A cuidadosa edição da Aeroplano traz ainda desenhos de um dos mais importantes artistas contemporâneos brasileiros, o paraibano José Rufino, em cuja obra há um continuo diálogo entre memória e esquecimento. Os desenhos, da série “Incertos” foram realizados a partir dos poemas de “O que não há”, em têmpera, aquarela, sanguínea, grafite e tinta acrílica sobre papel Canson.

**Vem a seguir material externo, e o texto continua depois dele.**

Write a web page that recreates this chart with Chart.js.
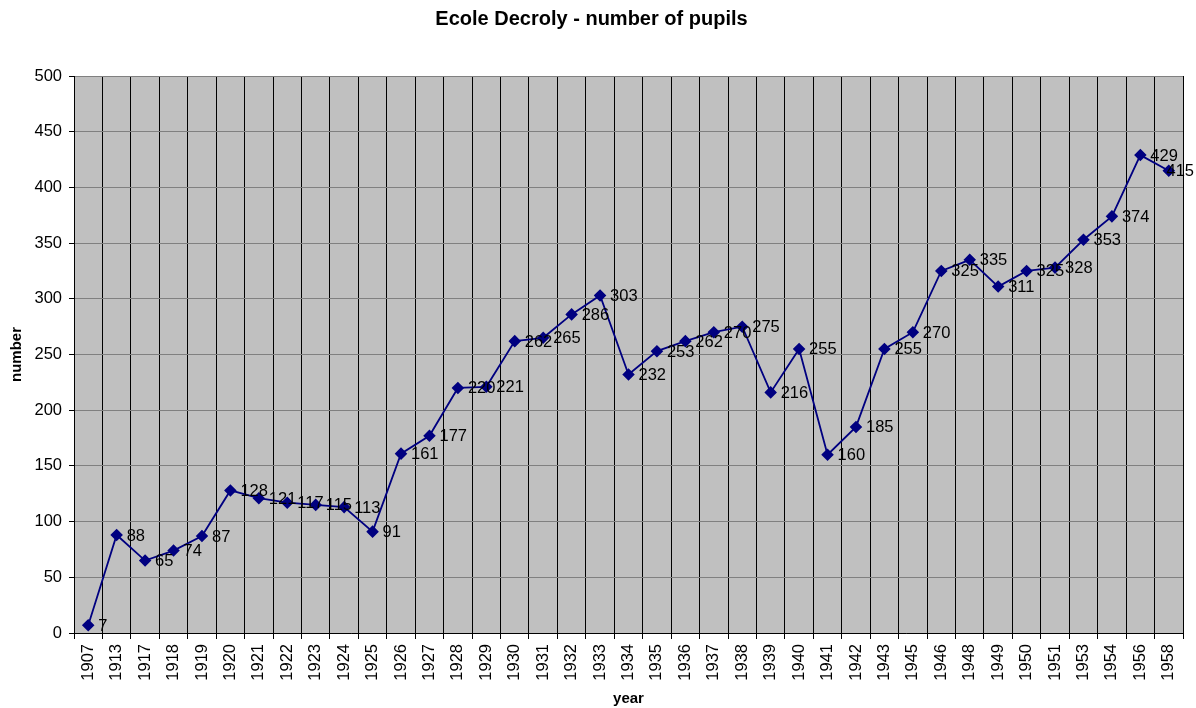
<!DOCTYPE html>
<html>
<head>
<meta charset="utf-8">
<script src="https://cdn.jsdelivr.net/npm/chart.js@4"></script>
<style>
  body { margin: 0; background: #fff; }
  #wrap { width: 1196px; height: 708px; }
</style>
</head>
<body>
<div id="wrap"><canvas id="pupilsChart" width="1196" height="708"></canvas></div>
<script>
const years = ['1907','1913','1917','1918','1919','1920','1921','1922','1923','1924','1925',
  '1926','1927','1928','1929','1930','1931','1932','1933','1934','1935','1936','1937','1938',
  '1939','1940','1941','1942','1943','1945','1946','1948','1949','1950','1951','1953','1954',
  '1956','1958'];
const pupils = [7, 88, 65, 74, 87, 128, 121, 117, 115, 113, 91,
  161, 177, 220, 221, 262, 265, 286, 303, 232, 253, 262, 270, 275,
  216, 255, 160, 185, 255, 270, 325, 335, 311, 325, 328, 353, 374,
  429, 415];
const yTicks = { min: 0, max: 500, step: 50 };

const fontFamily = '"Liberation Sans", Arial, sans-serif';

// grey plot area like the old Excel charts
const plotBg = {
    id: 'plotBg',
    beforeDraw(chart) {
        const { ctx, chartArea: a } = chart;
        ctx.save();
        ctx.fillStyle = '#c0c0c0';
        ctx.fillRect(a.left, a.top, a.right - a.left, a.bottom - a.top);
        ctx.restore();
    }
};

// value next to each point, pushed back in if it would leave the canvas
const pointLabels = {
    id: 'pointLabels',
    afterDatasetsDraw(chart) {
        const { ctx } = chart;
        const meta = chart.getDatasetMeta(0);
        ctx.save();
        ctx.font = '16.5px ' + fontFamily;
        ctx.fillStyle = '#000';
        ctx.textAlign = 'left';
        ctx.textBaseline = 'middle';
        meta.data.forEach((pt, i) => {
            const txt = String(pupils[i]);
            const w = ctx.measureText(txt).width;
            let x = pt.x + 10;
            if (x + w > chart.width - 2) x = chart.width - 2 - w;
            ctx.fillText(txt, x, pt.y + 1);
        });
        ctx.restore();
    }
};

const ctx = document.getElementById('pupilsChart').getContext('2d');

new Chart(ctx, {
    type: 'line',
    data: {
        labels: years,
        datasets: [{
            label: 'pupils',
            data: pupils,
            borderColor: '#000080',
            backgroundColor: '#000080',
            borderWidth: 1.8,
            pointStyle: 'rectRot',
            pointRadius: 5,
            pointHoverRadius: 5,
            tension: 0,
            fill: false
        }]
    },
    options: {
        responsive: false,
        animation: false,
        layout: { padding: { left: 0, right: 13, top: 0, bottom: 0 } },
        plugins: {
            legend: { display: false },
            tooltip: { enabled: false },
            title: {
                display: true,
                text: 'Ecole Decroly - number of pupils',
                color: '#000',
                font: { family: fontFamily, size: 20, weight: 'bold' },
                padding: { top: 7, bottom: 45 }
            }
        },
        scales: {
            x: {
                offset: true,
                grid: {
                    offset: true,
                    color: '#000',
                    lineWidth: 1,
                    tickLength: 6,
                    drawTicks: true
                },
                border: { color: '#000', width: 1 },
                ticks: {
                    color: '#000',
                    font: { family: fontFamily, size: 16.5 },
                    minRotation: 90,
                    maxRotation: 90,
                    autoSkip: false,
                    padding: 5
                },
                title: {
                    display: true,
                    text: 'year',
                    color: '#000',
                    font: { family: fontFamily, size: 15, weight: 'bold' },
                    padding: { top: 0, bottom: 0 }
                },
                afterFit(scale) { scale.height = 75; }
            },
            y: {
                min: yTicks.min,
                max: yTicks.max,
                grid: {
                    color: '#808080',
                    lineWidth: 1,
                    tickLength: 5,
                    tickColor: '#000'
                },
                border: { color: '#000', width: 1 },
                ticks: {
                    stepSize: yTicks.step,
                    color: '#000',
                    font: { family: fontFamily, size: 16.5 },
                    padding: 7
                },
                title: {
                    display: true,
                    text: 'number',
                    color: '#000',
                    font: { family: fontFamily, size: 15, weight: 'bold' },
                    padding: { top: 8, bottom: 0 }
                },
                afterFit(scale) { scale.width = 74; }
            }
        }
    },
    plugins: [plotBg, pointLabels]
});
</script>
</body>
</html>
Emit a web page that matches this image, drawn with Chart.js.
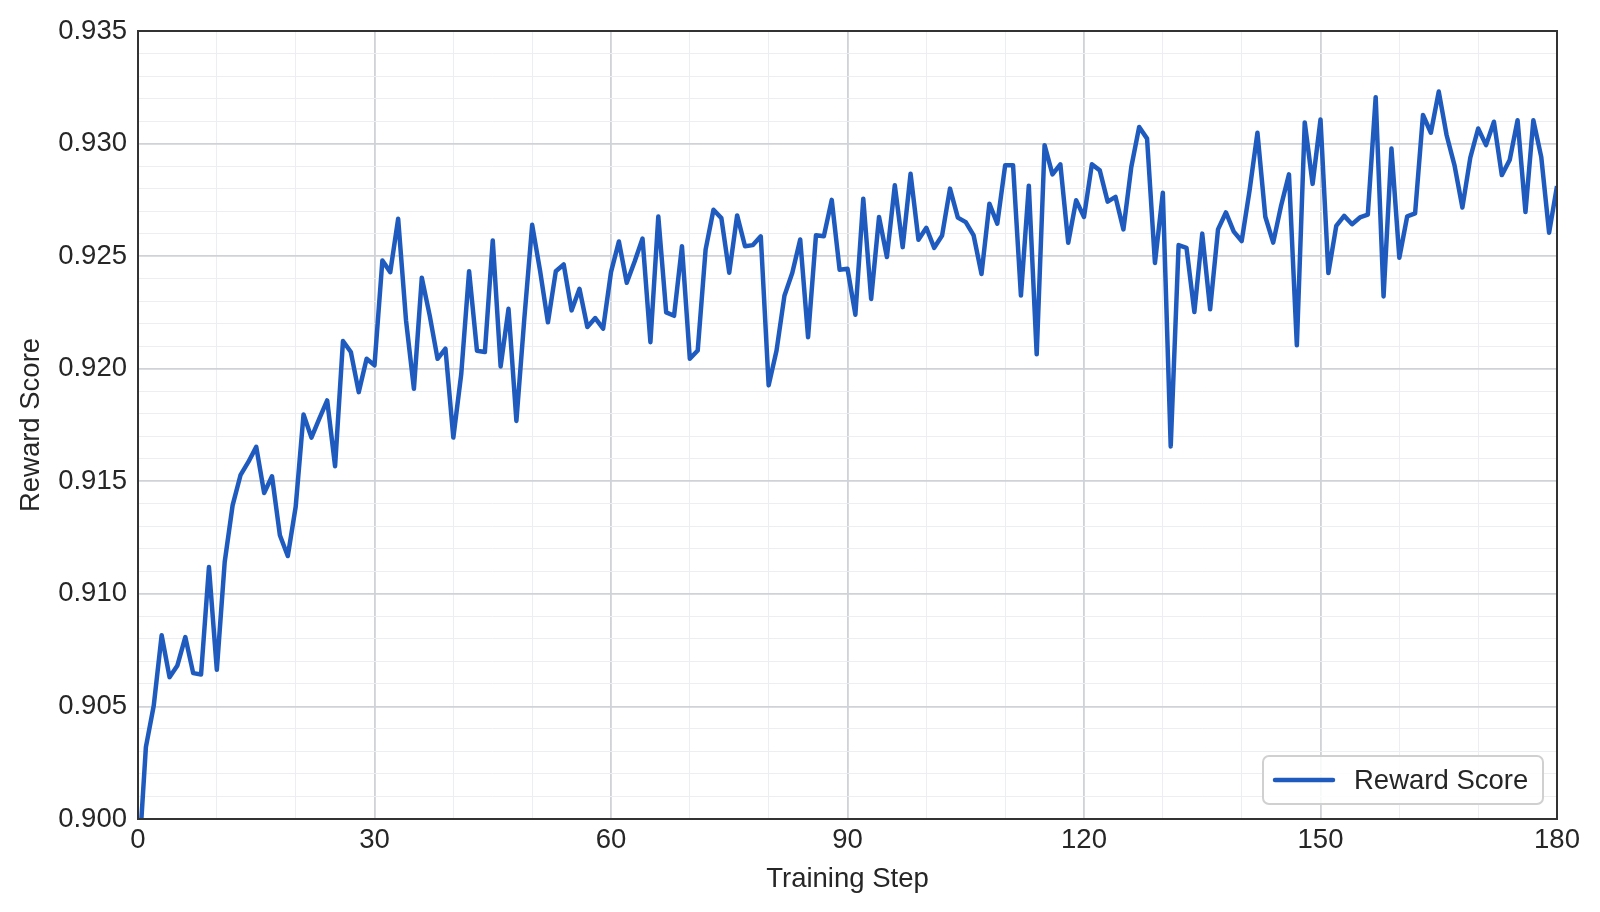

Denize Cruz, nasceu em Niterói, Rio de Janeiro, e vive e trabalha em Brasília. Engenheira civil, publicou seu primeiro livro, “O fio da pele”, pela editora 7Letras, em maio de 2000; cinco anos depois publica “Quisera que minha mão sobre teu peito fosse raiz”, também pela mesmas editora. A autora tem publicado seu trabalho em prestigiadas revistas literárias do país como ‘Poesia Sempre’, da Fundação Biblioteca Nacional.